There is a clear class polarisation in the films, as there was in Indian society: the very rich, the very poor and not a great deal in between. Middle-class Indians are relatively rarely glimpsed. The rich were filmed at official events and, when home movies became popular, they turned the cameras on themselves (amateur filmmaking was very much the territory of the affluent). The poor were the easiest targets for early filmmakers and continue to be so for the iPhone generations who don’t feel the need to ask before they film. Sometimes the films feel intrusive. However, I was pleased to discover documentation that showed that T. Burtt’s epic – and apparently intrusive – 1933 film of prayers at Lahore’s Badshahi mosque was made with the full knowledge and approval of the mosque authorities.

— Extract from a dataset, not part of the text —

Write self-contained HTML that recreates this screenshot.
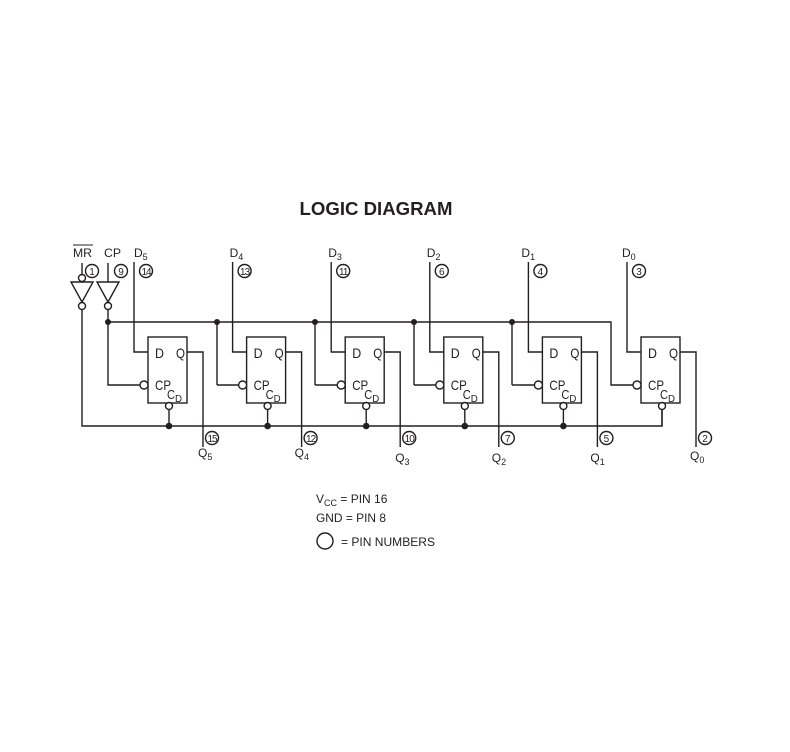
<!DOCTYPE html>
<html><head><style>
html,body{margin:0;padding:0;background:#fff;}
svg{display:block;font-family:"Liberation Sans",Arial,sans-serif;}
text{fill:#231f20;}
</style></head><body>
<svg width="790" height="752" viewBox="0 0 790 752" xmlns="http://www.w3.org/2000/svg">
<defs>
<g id="blk" stroke="#231f20" stroke-width="1.4" fill="none">
  <rect x="0" y="337" width="39" height="66"/>
  <polyline points="-14,262 -14,352 0,352"/>
  <polyline points="39,352 55,352 55,447"/>
  <circle cx="21" cy="406" r="3.5" fill="#fff"/>
  <line x1="21" y1="409.5" x2="21" y2="426"/>
  <circle cx="-4" cy="385" r="4" fill="#fff"/>
  <circle cx="64" cy="438" r="6.5"/>
  <circle cx="-2" cy="271" r="6.5"/>
  <text x="7" y="358" font-size="14" stroke="none" textLength="9" lengthAdjust="spacingAndGlyphs">D</text>
  <text x="28" y="358" font-size="14" stroke="none" textLength="9" lengthAdjust="spacingAndGlyphs">Q</text>
  <text x="7" y="390" font-size="14" stroke="none" textLength="16" lengthAdjust="spacingAndGlyphs">CP</text>
  <text x="19" y="399" font-size="13" stroke="none" textLength="8" lengthAdjust="spacingAndGlyphs">C</text>
  <text x="27" y="402" font-size="10" stroke="none" textLength="7" lengthAdjust="spacingAndGlyphs">D</text>
</g>
</defs>
<text x="376" y="215" font-size="18" font-weight="bold" text-anchor="middle" textLength="153" lengthAdjust="spacingAndGlyphs">LOGIC DIAGRAM</text>

<text x="73" y="257" font-size="12" textLength="19" lengthAdjust="spacingAndGlyphs">MR</text>
<line x1="73" y1="245" x2="93" y2="245" stroke="#231f20" stroke-width="1"/>
<text x="104" y="257" font-size="12" textLength="17" lengthAdjust="spacingAndGlyphs">CP</text>
<g stroke="#231f20" stroke-width="1.4" fill="none">
  <line x1="82" y1="263" x2="82" y2="274"/>
  <circle cx="82" cy="278" r="3.5" fill="#fff"/>
  <polygon points="71,282 93,282 82,302"/>
  <circle cx="82" cy="306" r="3.5" fill="#fff"/>
  <polyline points="82,309.5 82,426 662,426 662,409.5"/>
  <line x1="108" y1="263" x2="108" y2="282"/>
  <polygon points="97,282 119,282 108,302"/>
  <circle cx="108" cy="306" r="3.5" fill="#fff"/>
  <polyline points="108,309.5 108,385 144,385"/>
  <polyline points="108,322 611,322 611,385 637,385"/>
  <line x1="217" y1="322" x2="217" y2="385"/><line x1="217" y1="385" x2="242.6" y2="385"/>
  <line x1="315" y1="322" x2="315" y2="385"/><line x1="315" y1="385" x2="341.2" y2="385"/>
  <line x1="414" y1="322" x2="414" y2="385"/><line x1="414" y1="385" x2="439.8" y2="385"/>
  <line x1="512" y1="322" x2="512" y2="385"/><line x1="512" y1="385" x2="538.4" y2="385"/>
  <circle cx="92" cy="271" r="6.5"/>
  <circle cx="121" cy="271" r="6.5"/>
</g>
<g fill="#231f20">
  <circle cx="108" cy="322" r="3"/><circle cx="217" cy="322" r="3"/><circle cx="315" cy="322" r="3"/><circle cx="414" cy="322" r="3"/><circle cx="512" cy="322" r="3"/>
  <circle cx="169" cy="426" r="3.3"/><circle cx="267.6" cy="426" r="3.3"/><circle cx="366.2" cy="426" r="3.3"/><circle cx="464.8" cy="426" r="3.3"/><circle cx="563.4" cy="426" r="3.3"/>
</g>
<text x="92" y="275" font-size="10" text-anchor="middle">1</text>
<text x="121" y="275" font-size="10" text-anchor="middle">9</text>

<g transform="translate(148,0)"><use href="#blk"/>
 <text x="-2" y="275" font-size="10" text-anchor="middle" letter-spacing="-1">14</text>
 <text x="64" y="442" font-size="10" text-anchor="middle" letter-spacing="-1">15</text>
 <text x="-14" y="257" font-size="12">D<tspan font-size="9" dy="3">5</tspan></text>
 <text x="50" y="457" font-size="12">Q<tspan font-size="9" dy="3">5</tspan></text></g>
<g transform="translate(246.6,0)"><use href="#blk"/>
 <text x="-2" y="275" font-size="10" text-anchor="middle" letter-spacing="-1">13</text>
 <text x="64" y="442" font-size="10" text-anchor="middle" letter-spacing="-1">12</text>
 <text x="-17" y="257" font-size="12">D<tspan font-size="9" dy="3">4</tspan></text>
 <text x="48" y="457" font-size="12">Q<tspan font-size="9" dy="3">4</tspan></text></g>
<g transform="translate(345.2,0)"><use href="#blk"/>
 <text x="-2" y="275" font-size="10" text-anchor="middle" letter-spacing="-1">11</text>
 <text x="64" y="442" font-size="10" text-anchor="middle" letter-spacing="-1">10</text>
 <text x="-17" y="257" font-size="12">D<tspan font-size="9" dy="3">3</tspan></text>
 <text x="50" y="462" font-size="12">Q<tspan font-size="9" dy="3">3</tspan></text></g>
<g transform="translate(443.8,0)"><use href="#blk"/>
 <text x="-2" y="275" font-size="10" text-anchor="middle">6</text>
 <text x="64" y="442" font-size="10" text-anchor="middle">7</text>
 <text x="-17" y="257" font-size="12">D<tspan font-size="9" dy="3">2</tspan></text>
 <text x="48" y="462" font-size="12">Q<tspan font-size="9" dy="3">2</tspan></text></g>
<g transform="translate(542.4,0)"><use href="#blk"/>
 <text x="-2" y="275" font-size="10" text-anchor="middle">4</text>
 <text x="64" y="442" font-size="10" text-anchor="middle">5</text>
 <text x="-21" y="257" font-size="12">D<tspan font-size="9" dy="3">1</tspan></text>
 <text x="48" y="462" font-size="12">Q<tspan font-size="9" dy="3">1</tspan></text></g>
<g transform="translate(641,0)"><use href="#blk"/>
 <text x="-2" y="275" font-size="10" text-anchor="middle">3</text>
 <text x="64" y="442" font-size="10" text-anchor="middle">2</text>
 <text x="-19" y="257" font-size="12">D<tspan font-size="9" dy="3">0</tspan></text>
 <text x="49" y="460" font-size="12">Q<tspan font-size="9" dy="3">0</tspan></text></g>

<text x="316" y="503" font-size="12">V<tspan font-size="9" dy="3">CC</tspan><tspan dy="-3"> = PIN 16</tspan></text>
<text x="316" y="522" font-size="12" textLength="70" lengthAdjust="spacingAndGlyphs">GND = PIN 8</text>
<circle cx="325" cy="541" r="8" stroke="#231f20" stroke-width="1.4" fill="none"/>
<text x="341" y="546" font-size="12" textLength="94" lengthAdjust="spacingAndGlyphs">= PIN NUMBERS</text>
</svg>
</body></html>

A Native Street in India (1906)
These are records from a time when very few films of India – or of what is now Pakistan and Bangladesh – exist. I find them engrossing, revealing and quite often emotional. There’s one film in the collection to which I have returned repeatedly: the prosaically and somewhat pejoratively titled A Native Street in India (1906). A camera placed in a single, static position records people walking towards it. The street and town are unnamed and unidentified, almost without any obvious distinguishing features. People walking along the street are probably encountering a film camera for the first time. They stare into the lens and right back at us 109 years later. It’s a moving and hypnotic experience, connecting us to people who died many decades ago. It’s more potent than any photograph, like an Indian equivalent of one of Mitchell and Kenyon’s Edwardian films of workers leaving the factory for the day.
Cumulatively, the films offer an extraordinary social and political story of India in the last decades of the Raj, fleshing out textbook facts with real people and tangible places. Sometimes the major players just have walk-on roles (Mahatma Gandhi has about as much screen time as young Mary Craster, daughter of one of the filmmakers). But this alternative history still captures some of the biggest issues: from India’s contribution to two world wars to the rise of the independence movement and the start of the terrible human cost of Partition.
I hope that this project encourages others who hold early representations of India on film to make them available. Too much Indian film heritage has been lost, so it feels like a global responsibility to share whatever survives – even if it doesn’t always show the history we might wish to see.